The options for me were:
* bump something else to have a dev build out the integration
* pay the monthly fee to enable a non technical person to build the integration (it was on the order of $50/month).
* don't get the work done
Above and beyond the value of the UI and uptime managed by someone else, the fact that it could get done by a non programmer made the monthly fee very worth paying.
I think I've used it at 3 companies since, mostly on the free plan. But when I exceed the plan, I don't have any trouble pulling out the company's wallet to pay for it.
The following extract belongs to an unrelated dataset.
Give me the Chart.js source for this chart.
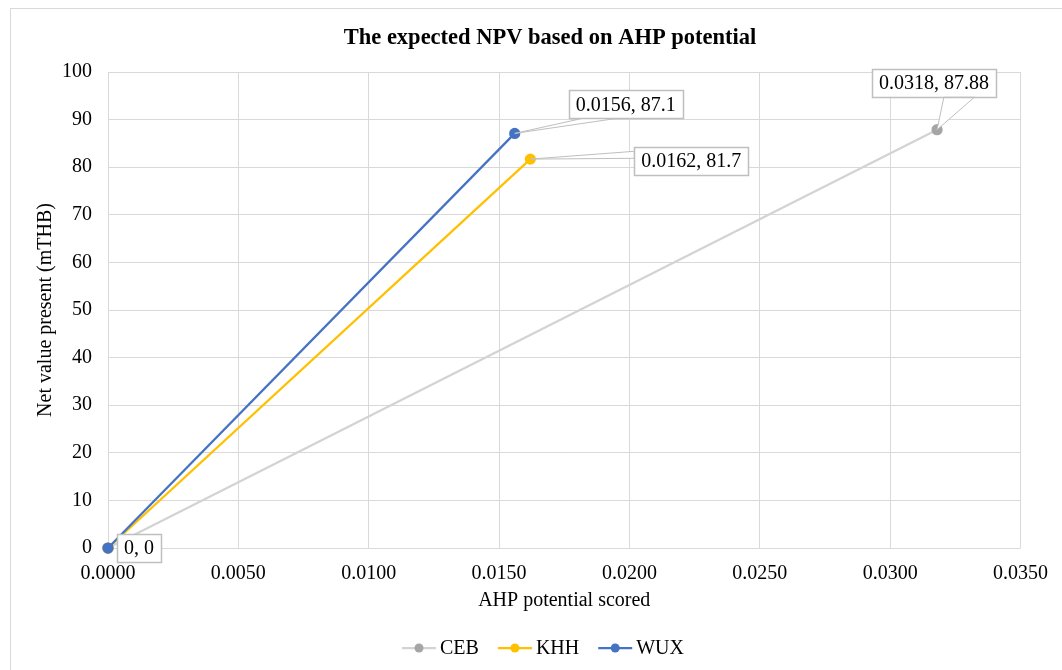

> pay the monthly fee to enable a non technical person to build the integration
I'm just curious how that went. Was a non-technical person able to learn Zapier enough to carry out the task? Were they totally non-technical, or just not a professional dev?
They were able to do what needed to be done. I'm not sure what you mean by totally non technical? They weren't developers, but knew how to use gmail and google sheets at a pretty sophisticated level.
> but knew how to use gmail and google sheets at a pretty sophisticated level.
Thanks, that's what I meant. I think someone who's is tech savvy but not a professional developer would do fine with Zapier, but my guess is that completely non-technical people (who only understand browsers, email, word processors, etc) would struggle.
I agree that it feels pretty cray but it's inline with the market. Sector is hot, it has a trendy + efficient product-driven growth model, they're profitable, and growth looks good. There's a lot to like which gives them a revenue multiple at the high end of the market – which currently puts them right around $5B.